Task instructions: From the listing below, pull out the lines that hold "matplotlib".

|---|

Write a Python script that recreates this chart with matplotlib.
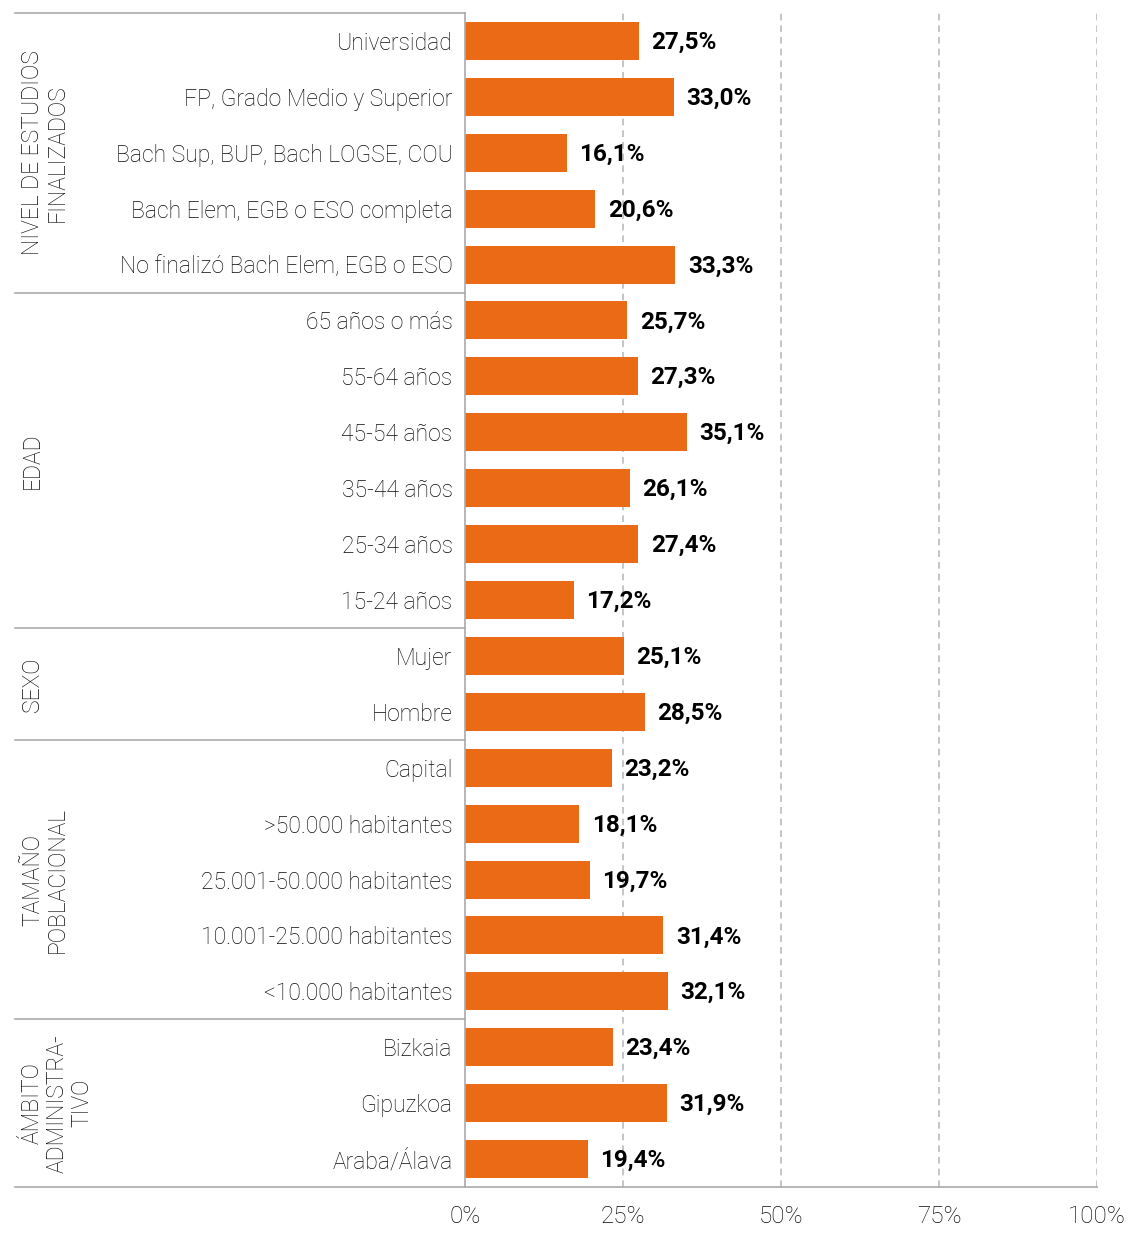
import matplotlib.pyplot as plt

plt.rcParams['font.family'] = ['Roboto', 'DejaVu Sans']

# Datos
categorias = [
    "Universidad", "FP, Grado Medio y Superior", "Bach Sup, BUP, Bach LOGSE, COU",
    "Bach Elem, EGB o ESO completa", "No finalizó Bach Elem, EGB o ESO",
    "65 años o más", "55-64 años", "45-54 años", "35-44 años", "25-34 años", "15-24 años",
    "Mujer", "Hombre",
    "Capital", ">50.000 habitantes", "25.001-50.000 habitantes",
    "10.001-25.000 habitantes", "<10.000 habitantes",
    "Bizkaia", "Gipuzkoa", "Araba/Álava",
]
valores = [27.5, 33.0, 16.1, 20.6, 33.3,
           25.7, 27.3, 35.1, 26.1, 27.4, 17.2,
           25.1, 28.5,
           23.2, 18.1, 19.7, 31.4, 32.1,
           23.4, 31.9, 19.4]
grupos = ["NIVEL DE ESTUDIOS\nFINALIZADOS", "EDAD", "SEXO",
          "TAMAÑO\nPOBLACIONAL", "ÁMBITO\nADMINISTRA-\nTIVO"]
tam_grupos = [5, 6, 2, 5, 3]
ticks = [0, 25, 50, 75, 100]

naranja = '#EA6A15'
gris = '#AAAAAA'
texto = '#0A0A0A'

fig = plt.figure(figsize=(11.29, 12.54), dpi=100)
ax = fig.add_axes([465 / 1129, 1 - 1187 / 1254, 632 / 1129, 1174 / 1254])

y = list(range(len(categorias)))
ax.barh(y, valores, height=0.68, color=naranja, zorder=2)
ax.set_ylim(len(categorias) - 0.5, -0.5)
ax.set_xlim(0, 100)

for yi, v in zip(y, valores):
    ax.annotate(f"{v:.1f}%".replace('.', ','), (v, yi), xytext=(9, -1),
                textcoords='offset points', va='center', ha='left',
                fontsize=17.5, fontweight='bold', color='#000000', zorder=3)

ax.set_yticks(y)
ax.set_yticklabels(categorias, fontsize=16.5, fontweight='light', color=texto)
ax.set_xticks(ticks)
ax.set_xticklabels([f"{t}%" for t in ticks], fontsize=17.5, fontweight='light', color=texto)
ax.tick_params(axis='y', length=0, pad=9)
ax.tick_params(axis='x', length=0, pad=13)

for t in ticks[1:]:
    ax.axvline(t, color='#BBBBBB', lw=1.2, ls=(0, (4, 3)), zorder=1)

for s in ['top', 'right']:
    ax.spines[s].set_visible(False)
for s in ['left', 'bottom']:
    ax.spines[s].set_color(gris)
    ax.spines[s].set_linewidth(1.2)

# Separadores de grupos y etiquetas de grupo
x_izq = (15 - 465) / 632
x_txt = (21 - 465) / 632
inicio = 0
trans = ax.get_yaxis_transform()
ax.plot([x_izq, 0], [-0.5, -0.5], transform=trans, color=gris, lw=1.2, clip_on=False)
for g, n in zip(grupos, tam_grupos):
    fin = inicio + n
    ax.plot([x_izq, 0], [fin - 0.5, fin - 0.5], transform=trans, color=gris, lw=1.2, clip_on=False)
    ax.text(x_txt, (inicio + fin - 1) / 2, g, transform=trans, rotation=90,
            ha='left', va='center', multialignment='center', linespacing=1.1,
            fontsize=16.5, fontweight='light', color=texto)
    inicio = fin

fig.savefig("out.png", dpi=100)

|---|

Written reply:
Write a Python script that recreates this chart with matplotlib.
import matplotlib.pyplot as plt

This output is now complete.